Expatriates from the UK could continue to have their interests represented in Westminster, under proposals currently being considered.
The Liberal Democrats, a partner in Britain's coalition government, is reportedly looking at the possibility of creating parliamentary seats for UK nationals who now live abroad.
According to the Times, this means new constituencies would be created for people living in Africa, North America and Europe.
The idea is set to be on the agenda at the Liberal Democrats' spring conference, which is being staged next month in York.
With the conference coming just over a year before the next general election, the proposal could therefore potentially be included in the party's manifesto.
This comes shortly after British expat Peter Johnson launched a petition to gauge support for the idea of introducing an MP tasked with the job of representing those who live abroad.

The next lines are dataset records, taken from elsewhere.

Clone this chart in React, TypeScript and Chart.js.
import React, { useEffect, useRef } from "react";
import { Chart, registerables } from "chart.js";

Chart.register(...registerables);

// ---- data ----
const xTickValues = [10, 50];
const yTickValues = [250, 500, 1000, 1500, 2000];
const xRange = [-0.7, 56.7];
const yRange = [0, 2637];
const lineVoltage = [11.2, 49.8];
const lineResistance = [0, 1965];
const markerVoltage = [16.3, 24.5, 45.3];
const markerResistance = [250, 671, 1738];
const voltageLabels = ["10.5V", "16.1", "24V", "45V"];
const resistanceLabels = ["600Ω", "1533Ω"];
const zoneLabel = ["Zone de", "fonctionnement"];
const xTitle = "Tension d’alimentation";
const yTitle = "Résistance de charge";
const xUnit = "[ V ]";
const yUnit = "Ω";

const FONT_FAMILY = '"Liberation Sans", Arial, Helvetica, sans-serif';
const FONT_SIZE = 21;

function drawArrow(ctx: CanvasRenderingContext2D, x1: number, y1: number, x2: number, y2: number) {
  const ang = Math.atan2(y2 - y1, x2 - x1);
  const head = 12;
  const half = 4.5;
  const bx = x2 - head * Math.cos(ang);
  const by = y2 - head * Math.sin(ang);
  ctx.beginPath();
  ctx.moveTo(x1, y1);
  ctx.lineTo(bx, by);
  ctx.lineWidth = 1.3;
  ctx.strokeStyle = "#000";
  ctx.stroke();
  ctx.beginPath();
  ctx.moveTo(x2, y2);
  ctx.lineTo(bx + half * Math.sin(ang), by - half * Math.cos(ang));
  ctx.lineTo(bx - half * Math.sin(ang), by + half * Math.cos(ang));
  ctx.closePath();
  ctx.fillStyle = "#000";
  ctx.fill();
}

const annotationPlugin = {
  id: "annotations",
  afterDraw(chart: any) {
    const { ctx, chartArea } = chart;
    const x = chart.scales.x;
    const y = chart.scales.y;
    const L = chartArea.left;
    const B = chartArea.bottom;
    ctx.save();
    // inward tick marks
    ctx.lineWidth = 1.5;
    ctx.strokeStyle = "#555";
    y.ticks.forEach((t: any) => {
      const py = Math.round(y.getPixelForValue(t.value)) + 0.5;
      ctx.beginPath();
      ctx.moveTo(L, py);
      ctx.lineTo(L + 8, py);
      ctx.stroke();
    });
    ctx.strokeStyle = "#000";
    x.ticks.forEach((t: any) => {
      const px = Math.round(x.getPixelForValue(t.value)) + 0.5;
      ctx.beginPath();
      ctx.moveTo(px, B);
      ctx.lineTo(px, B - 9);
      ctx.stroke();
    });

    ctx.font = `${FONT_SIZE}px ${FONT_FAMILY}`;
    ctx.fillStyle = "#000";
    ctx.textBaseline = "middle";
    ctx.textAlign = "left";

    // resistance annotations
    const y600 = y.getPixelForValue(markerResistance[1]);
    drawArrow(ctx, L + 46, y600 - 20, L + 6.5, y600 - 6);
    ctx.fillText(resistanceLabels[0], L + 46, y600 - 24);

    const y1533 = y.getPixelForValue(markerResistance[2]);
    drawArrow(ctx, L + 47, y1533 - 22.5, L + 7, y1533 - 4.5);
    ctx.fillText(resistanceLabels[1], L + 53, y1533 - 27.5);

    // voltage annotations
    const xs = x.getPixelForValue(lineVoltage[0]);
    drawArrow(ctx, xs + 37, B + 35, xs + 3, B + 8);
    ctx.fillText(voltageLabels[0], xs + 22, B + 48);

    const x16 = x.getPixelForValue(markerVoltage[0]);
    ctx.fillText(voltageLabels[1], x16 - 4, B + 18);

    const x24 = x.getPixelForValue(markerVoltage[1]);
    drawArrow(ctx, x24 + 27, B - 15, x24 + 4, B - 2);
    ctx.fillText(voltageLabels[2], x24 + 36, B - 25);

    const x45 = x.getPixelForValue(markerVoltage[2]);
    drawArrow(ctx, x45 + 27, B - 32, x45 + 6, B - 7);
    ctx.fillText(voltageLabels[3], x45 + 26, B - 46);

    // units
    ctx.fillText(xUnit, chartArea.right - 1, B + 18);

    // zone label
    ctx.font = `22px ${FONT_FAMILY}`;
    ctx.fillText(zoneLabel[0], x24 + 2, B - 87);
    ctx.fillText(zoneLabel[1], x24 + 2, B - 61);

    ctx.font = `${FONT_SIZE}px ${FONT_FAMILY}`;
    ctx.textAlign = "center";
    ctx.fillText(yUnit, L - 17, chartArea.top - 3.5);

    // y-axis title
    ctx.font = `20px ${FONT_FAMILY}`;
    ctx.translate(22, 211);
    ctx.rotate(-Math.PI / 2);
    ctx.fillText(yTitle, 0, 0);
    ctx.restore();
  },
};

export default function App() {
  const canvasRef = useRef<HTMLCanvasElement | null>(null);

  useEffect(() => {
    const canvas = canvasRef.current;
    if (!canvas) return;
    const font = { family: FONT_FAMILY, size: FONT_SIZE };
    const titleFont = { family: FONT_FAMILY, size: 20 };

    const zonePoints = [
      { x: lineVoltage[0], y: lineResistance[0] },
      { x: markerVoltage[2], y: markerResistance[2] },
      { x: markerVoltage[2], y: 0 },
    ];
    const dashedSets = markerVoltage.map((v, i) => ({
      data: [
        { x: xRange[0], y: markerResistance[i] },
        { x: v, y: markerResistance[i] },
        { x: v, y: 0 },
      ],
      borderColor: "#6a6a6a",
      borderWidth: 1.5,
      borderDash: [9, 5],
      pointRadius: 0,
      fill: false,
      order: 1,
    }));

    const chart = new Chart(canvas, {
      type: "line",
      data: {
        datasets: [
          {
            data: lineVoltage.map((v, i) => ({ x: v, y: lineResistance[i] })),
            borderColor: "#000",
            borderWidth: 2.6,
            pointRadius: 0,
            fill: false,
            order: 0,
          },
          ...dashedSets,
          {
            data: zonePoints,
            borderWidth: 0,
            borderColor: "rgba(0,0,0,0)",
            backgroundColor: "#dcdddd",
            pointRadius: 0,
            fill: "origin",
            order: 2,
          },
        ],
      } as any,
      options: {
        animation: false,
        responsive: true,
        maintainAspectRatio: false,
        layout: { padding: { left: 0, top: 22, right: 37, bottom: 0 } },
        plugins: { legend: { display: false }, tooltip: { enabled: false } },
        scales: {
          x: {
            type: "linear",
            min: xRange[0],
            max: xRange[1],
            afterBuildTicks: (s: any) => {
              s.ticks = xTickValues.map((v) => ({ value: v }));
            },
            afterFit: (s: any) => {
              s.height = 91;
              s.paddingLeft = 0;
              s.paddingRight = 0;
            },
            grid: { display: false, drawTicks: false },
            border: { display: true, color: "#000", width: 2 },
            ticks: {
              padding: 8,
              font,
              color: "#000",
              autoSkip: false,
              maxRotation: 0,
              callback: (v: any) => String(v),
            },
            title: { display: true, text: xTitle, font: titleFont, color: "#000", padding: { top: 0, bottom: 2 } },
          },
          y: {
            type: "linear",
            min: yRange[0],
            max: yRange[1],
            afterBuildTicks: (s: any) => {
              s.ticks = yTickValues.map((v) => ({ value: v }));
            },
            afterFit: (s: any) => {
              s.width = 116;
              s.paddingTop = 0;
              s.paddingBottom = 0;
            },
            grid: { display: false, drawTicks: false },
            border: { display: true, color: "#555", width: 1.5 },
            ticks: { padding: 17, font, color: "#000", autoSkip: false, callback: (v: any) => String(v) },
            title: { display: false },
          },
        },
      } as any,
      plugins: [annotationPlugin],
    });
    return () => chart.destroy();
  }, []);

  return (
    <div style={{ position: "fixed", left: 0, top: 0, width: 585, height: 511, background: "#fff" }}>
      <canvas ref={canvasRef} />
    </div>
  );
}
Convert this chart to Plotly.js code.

Speaking to the Telegraph, he said he was inspired after France adopted a similar policy, creating a new constituency of Northern Europe to cater for those living in Britain, Ireland and Scandinavia.
The European Commission has already raised concerns about how British expats must give up their right to vote if they have lived abroad for more than 15 years.
Viviane Reding, justice commissioner at the European Union, said this is because the right to vote is "one of the fundamental political rights of citizenship" and "part of the very fabric of democracy".
She argued that depriving people of their right to vote because they have relocated to another member state is "effectively tantamount to punishing citizens for having exercised their right to free movement".
Ms Reding argued that unless the rules are changed, British nationals who have moved overseas risk being seen as "second-class citizens".
She added that this has become a very important issue to expats in Europe and urged member states to "address these very concrete concerns", as "disenfranchisement is a big deal for the individuals concerned".